### [Short task]
Your job is to return the lines between the line holding "What Plotly code" and the line holding "dune = [87.4, 94.2, 96.8]", inclusive, exactly and with no pictures.

#### Provided data

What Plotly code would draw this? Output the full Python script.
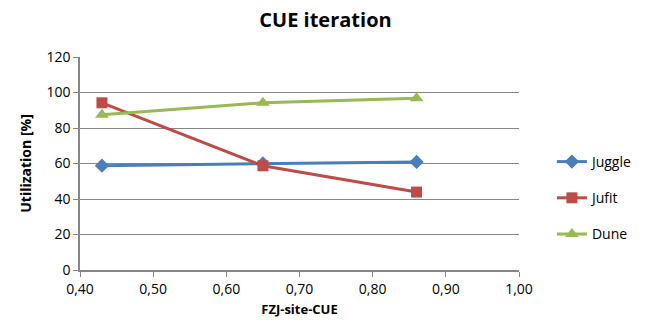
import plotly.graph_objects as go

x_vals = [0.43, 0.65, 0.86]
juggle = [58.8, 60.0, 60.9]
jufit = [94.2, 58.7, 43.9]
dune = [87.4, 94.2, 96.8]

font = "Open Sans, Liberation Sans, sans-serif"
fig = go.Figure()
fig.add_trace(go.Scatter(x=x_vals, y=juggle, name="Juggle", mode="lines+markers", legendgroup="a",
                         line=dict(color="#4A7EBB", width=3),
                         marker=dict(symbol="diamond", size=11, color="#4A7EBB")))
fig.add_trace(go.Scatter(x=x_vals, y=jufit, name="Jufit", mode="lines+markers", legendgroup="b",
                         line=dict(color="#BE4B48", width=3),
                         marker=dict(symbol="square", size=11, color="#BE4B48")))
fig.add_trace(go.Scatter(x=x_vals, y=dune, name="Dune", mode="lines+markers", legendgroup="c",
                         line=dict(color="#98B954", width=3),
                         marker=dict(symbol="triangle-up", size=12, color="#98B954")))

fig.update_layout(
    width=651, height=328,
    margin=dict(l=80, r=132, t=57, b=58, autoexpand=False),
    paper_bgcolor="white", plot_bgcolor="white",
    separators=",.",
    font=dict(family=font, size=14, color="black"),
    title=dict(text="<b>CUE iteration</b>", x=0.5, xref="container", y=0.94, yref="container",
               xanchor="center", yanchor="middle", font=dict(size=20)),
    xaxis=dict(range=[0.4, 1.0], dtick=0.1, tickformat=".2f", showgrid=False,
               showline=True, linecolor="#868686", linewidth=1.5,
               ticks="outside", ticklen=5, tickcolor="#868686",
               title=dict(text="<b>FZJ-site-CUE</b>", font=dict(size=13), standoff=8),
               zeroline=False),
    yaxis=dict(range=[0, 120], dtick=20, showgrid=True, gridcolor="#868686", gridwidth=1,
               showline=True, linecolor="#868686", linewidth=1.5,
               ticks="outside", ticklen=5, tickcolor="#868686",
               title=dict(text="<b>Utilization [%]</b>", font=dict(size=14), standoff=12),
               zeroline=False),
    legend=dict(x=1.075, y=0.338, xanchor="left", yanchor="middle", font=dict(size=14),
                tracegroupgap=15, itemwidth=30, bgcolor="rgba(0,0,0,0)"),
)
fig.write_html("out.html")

########
#### Provided data

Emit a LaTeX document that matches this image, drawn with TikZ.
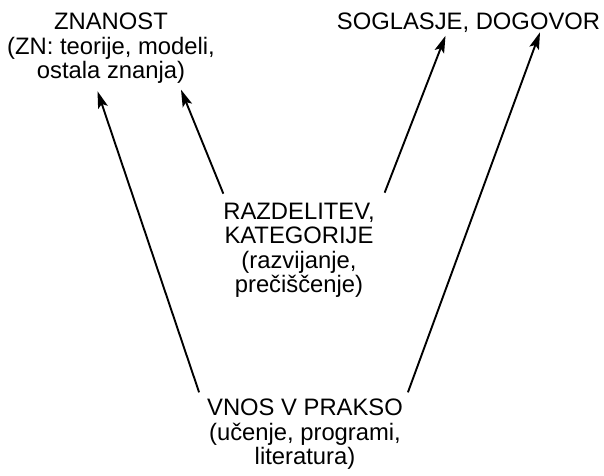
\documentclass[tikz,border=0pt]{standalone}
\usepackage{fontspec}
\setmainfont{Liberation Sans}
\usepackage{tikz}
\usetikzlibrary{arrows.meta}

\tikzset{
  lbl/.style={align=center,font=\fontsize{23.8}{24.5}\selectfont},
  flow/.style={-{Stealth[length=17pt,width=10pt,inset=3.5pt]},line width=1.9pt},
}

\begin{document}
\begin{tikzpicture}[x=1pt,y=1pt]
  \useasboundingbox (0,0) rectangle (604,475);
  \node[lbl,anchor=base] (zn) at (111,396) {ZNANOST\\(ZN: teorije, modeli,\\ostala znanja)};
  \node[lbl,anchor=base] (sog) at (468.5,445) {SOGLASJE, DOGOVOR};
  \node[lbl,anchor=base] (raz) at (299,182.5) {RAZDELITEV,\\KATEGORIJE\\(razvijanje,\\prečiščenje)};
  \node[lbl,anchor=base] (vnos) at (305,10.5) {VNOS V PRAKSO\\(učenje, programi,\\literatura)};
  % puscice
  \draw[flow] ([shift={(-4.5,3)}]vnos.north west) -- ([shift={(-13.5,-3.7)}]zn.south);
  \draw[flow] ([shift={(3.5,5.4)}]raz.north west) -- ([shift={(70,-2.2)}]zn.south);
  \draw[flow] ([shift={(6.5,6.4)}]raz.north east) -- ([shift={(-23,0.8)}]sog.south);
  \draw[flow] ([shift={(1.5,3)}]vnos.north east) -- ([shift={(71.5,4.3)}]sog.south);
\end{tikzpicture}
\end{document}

########
#### Provided data

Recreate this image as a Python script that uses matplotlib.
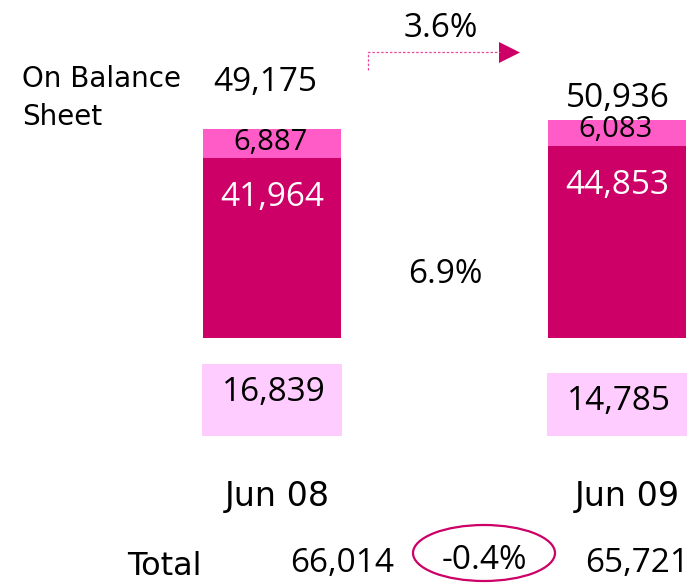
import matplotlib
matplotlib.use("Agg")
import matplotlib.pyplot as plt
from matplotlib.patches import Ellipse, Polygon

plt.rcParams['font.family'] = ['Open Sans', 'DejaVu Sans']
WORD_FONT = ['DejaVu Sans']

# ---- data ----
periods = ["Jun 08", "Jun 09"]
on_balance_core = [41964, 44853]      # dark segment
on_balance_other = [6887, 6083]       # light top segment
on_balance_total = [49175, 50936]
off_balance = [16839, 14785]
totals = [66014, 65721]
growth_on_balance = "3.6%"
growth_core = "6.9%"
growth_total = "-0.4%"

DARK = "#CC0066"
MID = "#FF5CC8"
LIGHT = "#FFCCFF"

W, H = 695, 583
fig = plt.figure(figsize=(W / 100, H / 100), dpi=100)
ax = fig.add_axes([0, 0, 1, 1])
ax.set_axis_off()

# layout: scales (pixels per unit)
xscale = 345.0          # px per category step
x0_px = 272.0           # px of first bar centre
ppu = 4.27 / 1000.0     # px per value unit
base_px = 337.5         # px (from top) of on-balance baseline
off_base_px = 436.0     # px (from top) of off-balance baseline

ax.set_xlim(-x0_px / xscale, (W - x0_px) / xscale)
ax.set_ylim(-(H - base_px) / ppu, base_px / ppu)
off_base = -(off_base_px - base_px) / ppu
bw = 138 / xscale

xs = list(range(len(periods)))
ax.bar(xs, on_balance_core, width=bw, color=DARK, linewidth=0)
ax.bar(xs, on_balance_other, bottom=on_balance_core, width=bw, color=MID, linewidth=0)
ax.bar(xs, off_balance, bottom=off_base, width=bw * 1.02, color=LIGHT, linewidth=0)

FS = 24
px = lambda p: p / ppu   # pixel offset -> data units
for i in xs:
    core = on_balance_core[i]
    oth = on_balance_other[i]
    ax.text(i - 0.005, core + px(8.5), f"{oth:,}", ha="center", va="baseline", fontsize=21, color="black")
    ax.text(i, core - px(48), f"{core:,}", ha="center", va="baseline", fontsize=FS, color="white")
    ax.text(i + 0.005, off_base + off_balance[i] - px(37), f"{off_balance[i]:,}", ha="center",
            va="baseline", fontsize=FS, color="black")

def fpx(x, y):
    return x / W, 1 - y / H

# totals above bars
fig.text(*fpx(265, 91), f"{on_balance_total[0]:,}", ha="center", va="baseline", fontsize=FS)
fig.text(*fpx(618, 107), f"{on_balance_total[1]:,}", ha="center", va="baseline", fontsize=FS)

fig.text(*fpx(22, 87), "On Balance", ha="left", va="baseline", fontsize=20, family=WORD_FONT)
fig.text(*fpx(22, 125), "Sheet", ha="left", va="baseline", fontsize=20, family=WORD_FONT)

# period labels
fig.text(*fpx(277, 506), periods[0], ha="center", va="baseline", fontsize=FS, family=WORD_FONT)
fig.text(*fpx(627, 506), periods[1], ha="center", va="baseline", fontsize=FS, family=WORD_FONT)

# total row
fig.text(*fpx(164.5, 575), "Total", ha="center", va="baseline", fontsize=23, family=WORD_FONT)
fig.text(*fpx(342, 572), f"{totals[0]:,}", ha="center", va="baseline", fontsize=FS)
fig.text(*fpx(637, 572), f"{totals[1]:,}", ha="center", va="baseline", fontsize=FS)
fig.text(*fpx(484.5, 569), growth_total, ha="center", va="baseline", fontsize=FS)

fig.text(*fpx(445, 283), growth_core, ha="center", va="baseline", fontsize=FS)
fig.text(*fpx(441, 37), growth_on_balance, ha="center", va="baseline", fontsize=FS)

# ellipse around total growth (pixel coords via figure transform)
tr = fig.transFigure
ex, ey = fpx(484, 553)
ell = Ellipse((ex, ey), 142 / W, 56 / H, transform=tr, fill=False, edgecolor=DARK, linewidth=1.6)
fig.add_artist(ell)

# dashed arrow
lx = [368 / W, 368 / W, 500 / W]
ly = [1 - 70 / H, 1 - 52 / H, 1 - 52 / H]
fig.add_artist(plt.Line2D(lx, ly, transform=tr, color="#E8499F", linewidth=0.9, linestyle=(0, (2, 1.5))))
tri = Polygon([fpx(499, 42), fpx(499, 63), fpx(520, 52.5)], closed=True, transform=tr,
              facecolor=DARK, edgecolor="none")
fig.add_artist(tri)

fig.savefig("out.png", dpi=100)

########

### [Response to this task]
What Plotly code would draw this? Output the full Python script.
import plotly.graph_objects as go

x_vals = [0.43, 0.65, 0.86]
juggle = [58.8, 60.0, 60.9]
jufit = [94.2, 58.7, 43.9]
dune = [87.4, 94.2, 96.8]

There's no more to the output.